▶ [Stated goal] Write out every entry exactly as given, but omit the pictures.

▶ [Given entries]
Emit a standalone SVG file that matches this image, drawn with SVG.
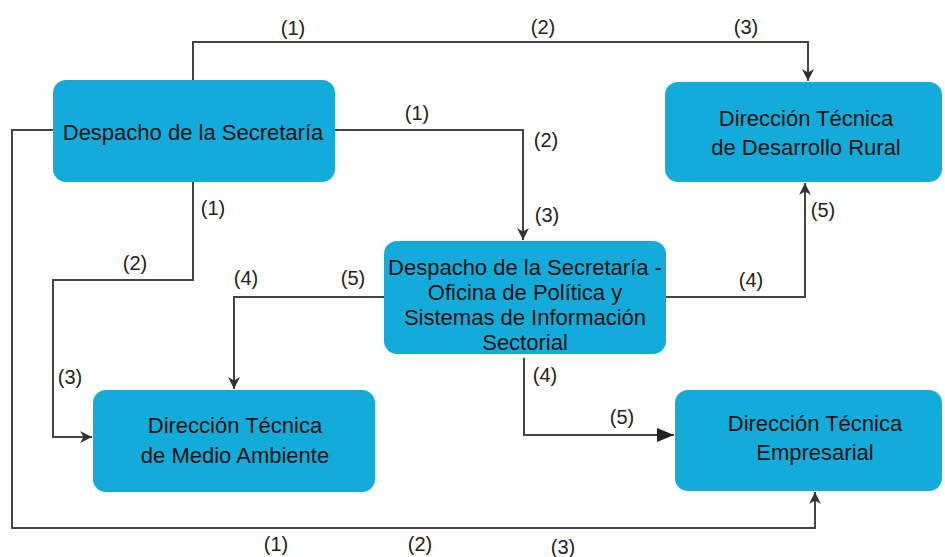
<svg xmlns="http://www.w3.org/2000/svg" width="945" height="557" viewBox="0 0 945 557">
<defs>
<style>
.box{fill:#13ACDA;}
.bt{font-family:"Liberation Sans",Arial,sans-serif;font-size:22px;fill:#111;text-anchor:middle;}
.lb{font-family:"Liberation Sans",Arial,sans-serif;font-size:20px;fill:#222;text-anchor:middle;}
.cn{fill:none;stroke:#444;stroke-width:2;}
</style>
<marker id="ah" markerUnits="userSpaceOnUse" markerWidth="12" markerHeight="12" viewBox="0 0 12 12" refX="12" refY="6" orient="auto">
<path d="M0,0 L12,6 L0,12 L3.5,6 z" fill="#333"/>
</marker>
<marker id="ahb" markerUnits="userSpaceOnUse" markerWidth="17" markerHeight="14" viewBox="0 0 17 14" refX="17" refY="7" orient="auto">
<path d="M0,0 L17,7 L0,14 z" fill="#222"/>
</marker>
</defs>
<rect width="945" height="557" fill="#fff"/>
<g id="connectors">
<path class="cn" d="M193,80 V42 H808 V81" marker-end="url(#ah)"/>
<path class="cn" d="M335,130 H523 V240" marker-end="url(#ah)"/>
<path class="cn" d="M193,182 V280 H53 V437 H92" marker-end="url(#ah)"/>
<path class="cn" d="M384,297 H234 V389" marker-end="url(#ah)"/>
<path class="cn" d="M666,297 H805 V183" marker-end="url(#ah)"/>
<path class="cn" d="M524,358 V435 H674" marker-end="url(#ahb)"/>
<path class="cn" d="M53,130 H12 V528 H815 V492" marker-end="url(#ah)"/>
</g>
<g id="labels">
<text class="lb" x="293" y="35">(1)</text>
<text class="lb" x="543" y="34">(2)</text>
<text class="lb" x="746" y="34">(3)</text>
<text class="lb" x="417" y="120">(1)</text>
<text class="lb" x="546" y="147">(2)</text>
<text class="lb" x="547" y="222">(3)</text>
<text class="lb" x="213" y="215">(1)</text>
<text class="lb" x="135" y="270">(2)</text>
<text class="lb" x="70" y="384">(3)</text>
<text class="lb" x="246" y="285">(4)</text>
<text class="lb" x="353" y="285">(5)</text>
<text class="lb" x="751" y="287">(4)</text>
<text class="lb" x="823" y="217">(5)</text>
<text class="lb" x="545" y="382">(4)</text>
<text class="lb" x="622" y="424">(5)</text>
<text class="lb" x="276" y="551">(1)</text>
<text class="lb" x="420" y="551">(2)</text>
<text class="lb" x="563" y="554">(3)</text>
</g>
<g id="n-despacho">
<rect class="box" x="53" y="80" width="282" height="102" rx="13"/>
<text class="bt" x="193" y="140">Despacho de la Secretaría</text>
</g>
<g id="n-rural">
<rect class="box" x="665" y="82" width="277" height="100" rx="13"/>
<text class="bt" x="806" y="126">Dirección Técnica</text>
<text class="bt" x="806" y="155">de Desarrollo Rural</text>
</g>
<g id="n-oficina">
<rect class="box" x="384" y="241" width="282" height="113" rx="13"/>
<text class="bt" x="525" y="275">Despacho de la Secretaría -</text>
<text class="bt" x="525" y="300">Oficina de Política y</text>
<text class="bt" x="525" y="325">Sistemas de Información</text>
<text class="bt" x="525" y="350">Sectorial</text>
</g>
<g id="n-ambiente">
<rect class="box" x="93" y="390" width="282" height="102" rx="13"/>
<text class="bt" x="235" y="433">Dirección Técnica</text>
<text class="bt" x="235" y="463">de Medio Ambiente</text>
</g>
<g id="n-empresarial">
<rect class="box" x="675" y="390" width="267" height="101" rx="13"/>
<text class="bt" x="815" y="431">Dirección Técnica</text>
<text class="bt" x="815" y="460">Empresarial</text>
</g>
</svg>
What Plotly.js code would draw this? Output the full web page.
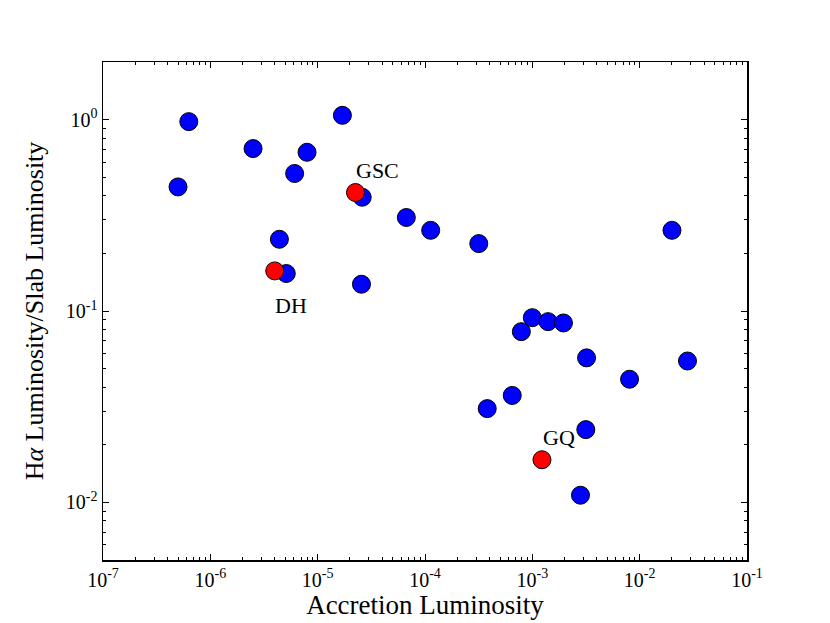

▶ [Result]
Emit a standalone SVG file that matches this image, drawn with SVG.
<svg xmlns="http://www.w3.org/2000/svg" width="945" height="557" viewBox="0 0 945 557">
<defs>
<style>
.box{fill:#13ACDA;}
.bt{font-family:"Liberation Sans",Arial,sans-serif;font-size:22px;fill:#111;text-anchor:middle;}
.lb{font-family:"Liberation Sans",Arial,sans-serif;font-size:20px;fill:#222;text-anchor:middle;}
.cn{fill:none;stroke:#444;stroke-width:2;}
</style>
<marker id="ah" markerUnits="userSpaceOnUse" markerWidth="12" markerHeight="12" viewBox="0 0 12 12" refX="12" refY="6" orient="auto">
<path d="M0,0 L12,6 L0,12 L3.5,6 z" fill="#333"/>
</marker>
<marker id="ahb" markerUnits="userSpaceOnUse" markerWidth="17" markerHeight="14" viewBox="0 0 17 14" refX="17" refY="7" orient="auto">
<path d="M0,0 L17,7 L0,14 z" fill="#222"/>
</marker>
</defs>
<rect width="945" height="557" fill="#fff"/>
<g id="connectors">
<path class="cn" d="M193,80 V42 H808 V81" marker-end="url(#ah)"/>
<path class="cn" d="M335,130 H523 V240" marker-end="url(#ah)"/>
<path class="cn" d="M193,182 V280 H53 V437 H92" marker-end="url(#ah)"/>
<path class="cn" d="M384,297 H234 V389" marker-end="url(#ah)"/>
<path class="cn" d="M666,297 H805 V183" marker-end="url(#ah)"/>
<path class="cn" d="M524,358 V435 H674" marker-end="url(#ahb)"/>
<path class="cn" d="M53,130 H12 V528 H815 V492" marker-end="url(#ah)"/>
</g>
<g id="labels">
<text class="lb" x="293" y="35">(1)</text>
<text class="lb" x="543" y="34">(2)</text>
<text class="lb" x="746" y="34">(3)</text>
<text class="lb" x="417" y="120">(1)</text>
<text class="lb" x="546" y="147">(2)</text>
<text class="lb" x="547" y="222">(3)</text>
<text class="lb" x="213" y="215">(1)</text>
<text class="lb" x="135" y="270">(2)</text>
<text class="lb" x="70" y="384">(3)</text>
<text class="lb" x="246" y="285">(4)</text>
<text class="lb" x="353" y="285">(5)</text>
<text class="lb" x="751" y="287">(4)</text>
<text class="lb" x="823" y="217">(5)</text>
<text class="lb" x="545" y="382">(4)</text>
<text class="lb" x="622" y="424">(5)</text>
<text class="lb" x="276" y="551">(1)</text>
<text class="lb" x="420" y="551">(2)</text>
<text class="lb" x="563" y="554">(3)</text>
</g>
<g id="n-despacho">
<rect class="box" x="53" y="80" width="282" height="102" rx="13"/>
<text class="bt" x="193" y="140">Despacho de la Secretaría</text>
</g>
<g id="n-rural">
<rect class="box" x="665" y="82" width="277" height="100" rx="13"/>
<text class="bt" x="806" y="126">Dirección Técnica</text>
<text class="bt" x="806" y="155">de Desarrollo Rural</text>
</g>
<g id="n-oficina">
<rect class="box" x="384" y="241" width="282" height="113" rx="13"/>
<text class="bt" x="525" y="275">Despacho de la Secretaría -</text>
<text class="bt" x="525" y="300">Oficina de Política y</text>
<text class="bt" x="525" y="325">Sistemas de Información</text>
<text class="bt" x="525" y="350">Sectorial</text>
</g>
<g id="n-ambiente">
<rect class="box" x="93" y="390" width="282" height="102" rx="13"/>
<text class="bt" x="235" y="433">Dirección Técnica</text>
<text class="bt" x="235" y="463">de Medio Ambiente</text>
</g>
<g id="n-empresarial">
<rect class="box" x="675" y="390" width="267" height="101" rx="13"/>
<text class="bt" x="815" y="431">Dirección Técnica</text>
<text class="bt" x="815" y="460">Empresarial</text>
</g>
</svg>
What Plotly.js code would draw this? Output the full web page.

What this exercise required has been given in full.